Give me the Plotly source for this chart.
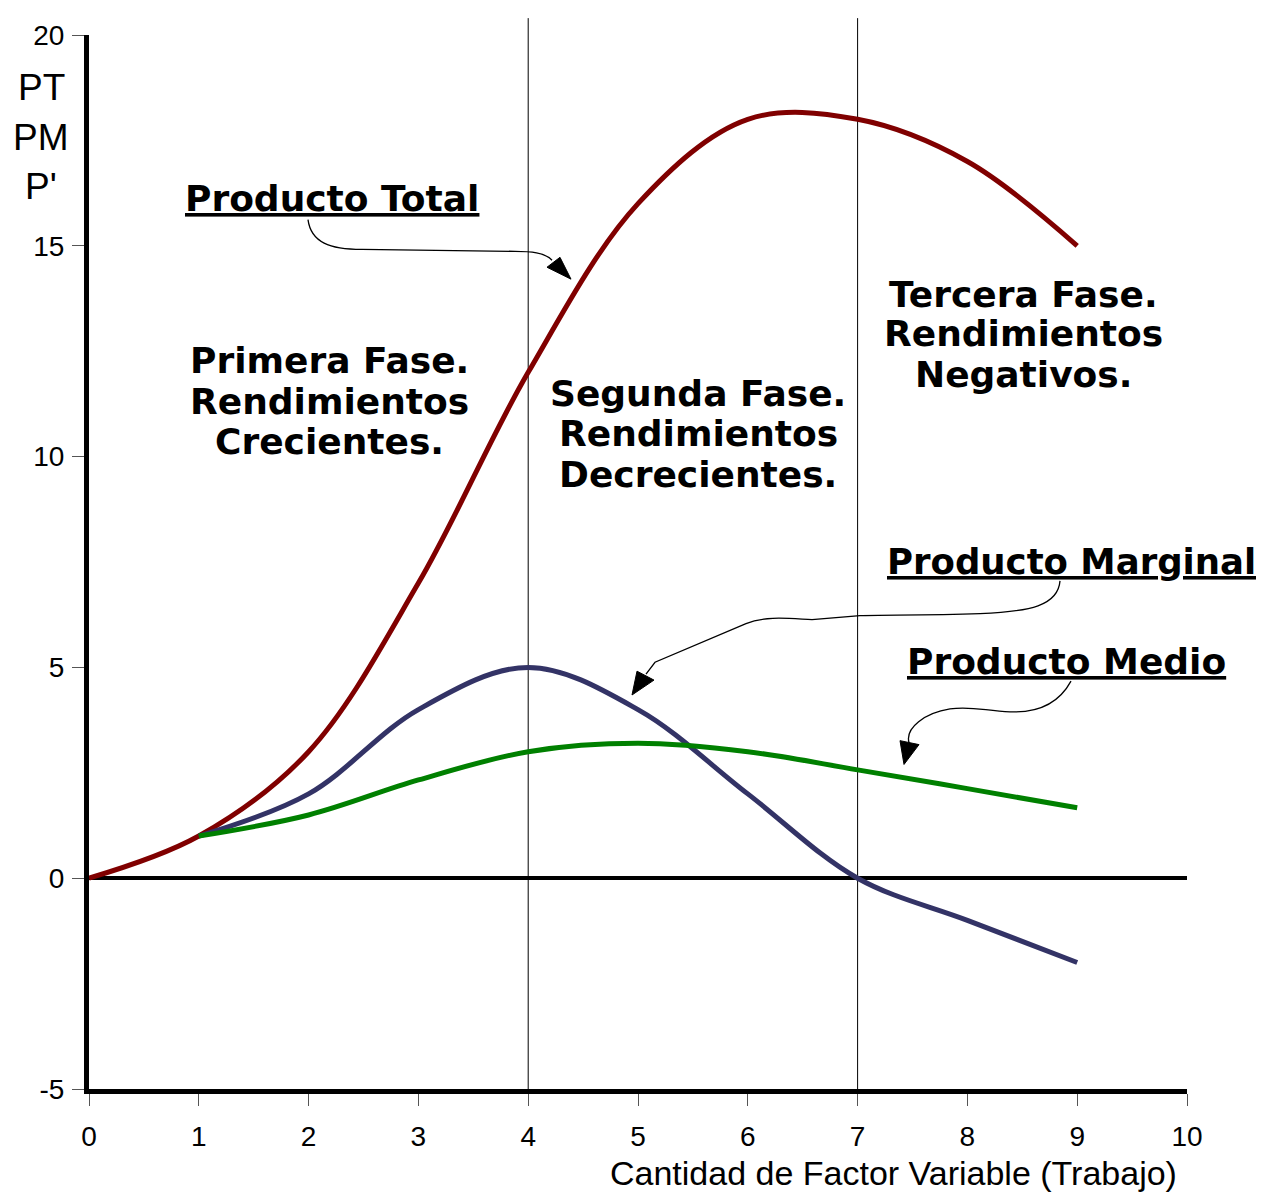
import plotly.graph_objects as go

# ---- data ----
x_total = [0, 1, 2, 3, 4, 5, 6, 7, 8, 9]
producto_total = [0, 1, 3, 7, 12, 16, 18, 18, 17, 15]
x_pm = [1, 2, 3, 4, 5, 6, 7, 8, 9]
producto_marginal = [1, 2, 4, 5, 4, 2, 0, -1, -2]
producto_medio = [1, 1.5, 2.33, 3, 3.2, 3, 2.57, 2.125, 1.67]
x_ticks = [0, 1, 2, 3, 4, 5, 6, 7, 8, 9, 10]
y_ticks = [-5, 0, 5, 10, 15, 20]
phase_limits = [4, 7]

# ---- geometry (page pixels; the page body adds an 8px offset) ----
OFF = 8
W, H = 1264 - OFF, 1195 - OFF
L_PAGE, T_PAGE, R_PAGE, B_PAGE = 89, 27, 1187, 1089
PW, PH = R_PAGE - L_PAGE, B_PAGE - T_PAGE


def px(x):
    return (x - L_PAGE) / PW


def py(y):
    return (B_PAGE - y) / PH


def path(points, cmds):
    out = []
    i = 0
    for c in cmds:
        n = {"M": 1, "L": 1, "C": 3}[c]
        seg = " ".join(f"{px(points[i + k][0]):.5f},{py(points[i + k][1]):.5f}" for k in range(n))
        out.append(f"{c} {seg}")
        i += n
    return " ".join(out)


fig = go.Figure()
fig.add_trace(go.Scatter(x=x_total, y=producto_total, mode="lines",
                         line=dict(color="#800000", width=5, shape="spline", smoothing=1),
                         showlegend=False, cliponaxis=False))
fig.add_trace(go.Scatter(x=x_pm, y=producto_marginal, mode="lines",
                         line=dict(color="#333366", width=5, shape="spline", smoothing=1),
                         showlegend=False, cliponaxis=False))
fig.add_trace(go.Scatter(x=x_pm, y=producto_medio, mode="lines",
                         line=dict(color="#008000", width=5, shape="spline", smoothing=1),
                         showlegend=False, cliponaxis=False))

shapes = []
for xl in phase_limits:
    shapes.append(dict(type="line", xref="x", yref="paper", x0=xl, x1=xl, y0=0, y1=py(10),
                       line=dict(color="black", width=1), layer="below"))

arrow_line = dict(color="black", width=1.3)
# Producto Total connector
shapes.append(dict(type="path", xref="paper", yref="paper", line=arrow_line,
                   path=path([(308, 213), (311, 236), (330, 243), (362, 243), (515, 245),
                              (530, 245), (545, 246), (552, 254)], "MCLC")))
shapes.append(dict(type="path", xref="paper", yref="paper", fillcolor="black",
                   line=dict(color="black", width=1),
                   path=path([(547, 261), (560, 251), (571, 273)], "MLL") + " Z"))
# Producto Marginal connector
shapes.append(dict(type="path", xref="paper", yref="paper", line=arrow_line,
                   path=path([(1060, 577), (1058, 602), (1030, 608), (980, 610),
                              (925, 612), (880, 611), (860, 612), (812, 616),
                              (790, 615), (765, 612), (746, 620), (655, 659), (646, 671)],
                             "MCCLCLL")))
shapes.append(dict(type="path", xref="paper", yref="paper", fillcolor="black",
                   line=dict(color="black", width=1),
                   path=path([(637, 668), (654, 677), (632, 692)], "MLL") + " Z"))
# Producto Medio connector
shapes.append(dict(type="path", xref="paper", yref="paper", line=arrow_line,
                   path=path([(1071, 678), (1058, 702), (1035, 710), (1010, 709),
                              (985, 708), (972, 703), (950, 706),
                              (925, 710), (905, 725), (909, 740)], "MCCC")))
shapes.append(dict(type="path", xref="paper", yref="paper", fillcolor="black",
                   line=dict(color="black", width=1),
                   path=path([(900, 738), (919, 742), (904, 762)], "MLL") + " Z"))

bold_font = dict(family="DejaVu Sans", size=36, color="black")
ann = []


def text(s, x, y, font=bold_font, xanchor="center"):
    ann.append(dict(text=s, x=px(x), y=py(y), xref="paper", yref="paper", showarrow=False,
                    xanchor=xanchor, yanchor="middle", font=font))


text("<b><u>Producto Total</u></b>", 332, 192)
text("<b><u>Producto Marginal</u></b>", 1071, 557,
     font=dict(family="DejaVu Sans", size=35.5, color="black"))
text("<b><u>Producto Medio</u></b>", 1066, 658)
for s, y in [("Primera Fase.", 355), ("Rendimientos", 396), ("Crecientes.", 437)]:
    text(f"<b>{s}</b>", 329, y)
for s, y in [("Segunda Fase.", 388), ("Rendimientos", 429), ("Decrecientes.", 470)]:
    text(f"<b>{s}</b>", 698, y)
for s, y in [("Tercera Fase.", 288), ("Rendimientos", 328), ("Negativos.", 369)]:
    text(f"<b>{s}</b>", 1023, y)

label_font = dict(family="Liberation Sans, Arial", size=37, color="black")
for s, y in [("PT", 80), ("PM", 130), ("P'", 180)]:
    text(s, 41, y, font=label_font)

sans = "Liberation Sans, Arial"
text("Cantidad de Factor Variable (Trabajo)", 1179, 1174,
     font=dict(family=sans, size=34, color="black"), xanchor="right")

fig.update_layout(
    width=W, height=H,
    margin=dict(l=L_PAGE - OFF, r=W - (R_PAGE - OFF), t=T_PAGE - OFF, b=H - (B_PAGE - OFF)),
    paper_bgcolor="white", plot_bgcolor="white",
    shapes=shapes, annotations=ann,
    xaxis=dict(range=[0, 10], tickvals=x_ticks, ticktext=[str(v) for v in x_ticks],
               showgrid=False, zeroline=False, showline=True, linecolor="black", linewidth=5,
               ticks="outside", ticklen=12, tickwidth=1, tickcolor="#555555",
               ticklabelstandoff=6,
               tickfont=dict(family=sans, size=28, color="black")),
    yaxis=dict(range=[-5, 20], tickvals=y_ticks, ticktext=[str(v) for v in y_ticks],
               showgrid=False, zeroline=True, zerolinecolor="black", zerolinewidth=4,
               showline=True, linecolor="black", linewidth=5,
               ticks="outside", ticklen=12, tickwidth=1, tickcolor="#555555",
               ticklabelstandoff=2,
               tickfont=dict(family=sans, size=28, color="black")),
)

fig.write_html("out.html")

▶ DIRECTIONS FOR THIS TASK
Restate exactly, please, only the lines between the start of the data and the line containing "PW, PH = R_PAGE - L_PAGE, B_PAGE - T_PAGE", both ends included, skipping the pictures.

▶ OUTPUT
Give me the Plotly source for this chart.
import plotly.graph_objects as go

# ---- data ----
x_total = [0, 1, 2, 3, 4, 5, 6, 7, 8, 9]
producto_total = [0, 1, 3, 7, 12, 16, 18, 18, 17, 15]
x_pm = [1, 2, 3, 4, 5, 6, 7, 8, 9]
producto_marginal = [1, 2, 4, 5, 4, 2, 0, -1, -2]
producto_medio = [1, 1.5, 2.33, 3, 3.2, 3, 2.57, 2.125, 1.67]
x_ticks = [0, 1, 2, 3, 4, 5, 6, 7, 8, 9, 10]
y_ticks = [-5, 0, 5, 10, 15, 20]
phase_limits = [4, 7]

# ---- geometry (page pixels; the page body adds an 8px offset) ----
OFF = 8
W, H = 1264 - OFF, 1195 - OFF
L_PAGE, T_PAGE, R_PAGE, B_PAGE = 89, 27, 1187, 1089
PW, PH = R_PAGE - L_PAGE, B_PAGE - T_PAGE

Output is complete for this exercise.